February 18th, 2018 at 1:44 PM ^

I'm not sure why this is controversial. It was never in the NHLs interest to play in the olympics.  It's odd to stop your season for two weeks to let a small number of players go play in what is essentially an exhibition tournament run by the IOC. Sure, it's "for your country", but that's really more propaganda than a real incentive when you think about how corrupt the IOC is. It's also not a wildly popular tournament like the world cup, which has been going on for years. This was something that was tried in a few olympics and while it was nice, it also was bad for the NHL teams and their season. 
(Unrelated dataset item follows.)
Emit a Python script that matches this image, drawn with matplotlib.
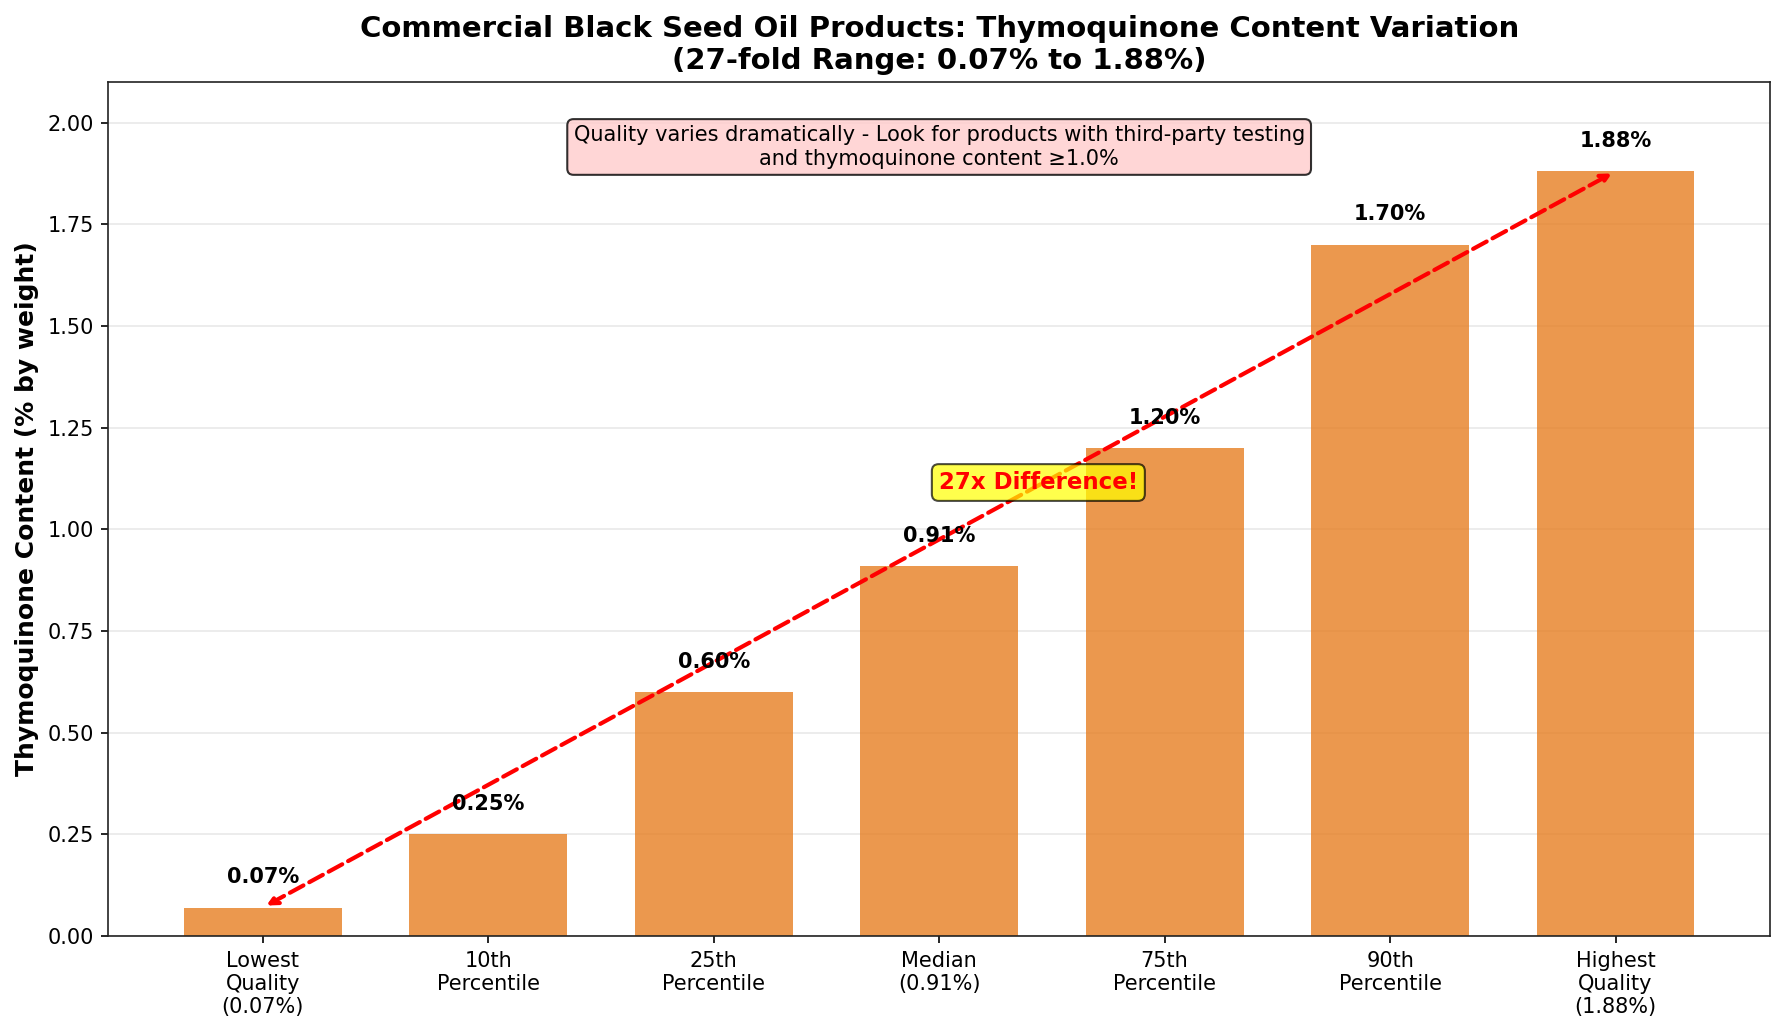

None of the other four sports stop their season for the olympics. If the olympics added football, would the NFL let their players go?  Hell no, and that happens in the offseason.  The MLB wouldn't stop the season so players could go. The NBA wouldn't do this either, but their olympics happens in the offseason, so they let players go. How many players would leave their team if the NHL was to say players could go, but they would miss two weeks?  Probably would lead to a big drop in big names at the olympics. 

snarling wolverine

February 18th, 2018 at 5:20 PM ^

You can't compare the NHL to the other three sports.  It attracts a far smaller television audience than they do.  I could certainly benefit from the publicity boost of Olympic hockey, and if it wants to market to the Far East, this would certainly be a golden opportunity.  But Bettman barely understands the sport he presides over, so I'm not surprised he wouldn't grasp this.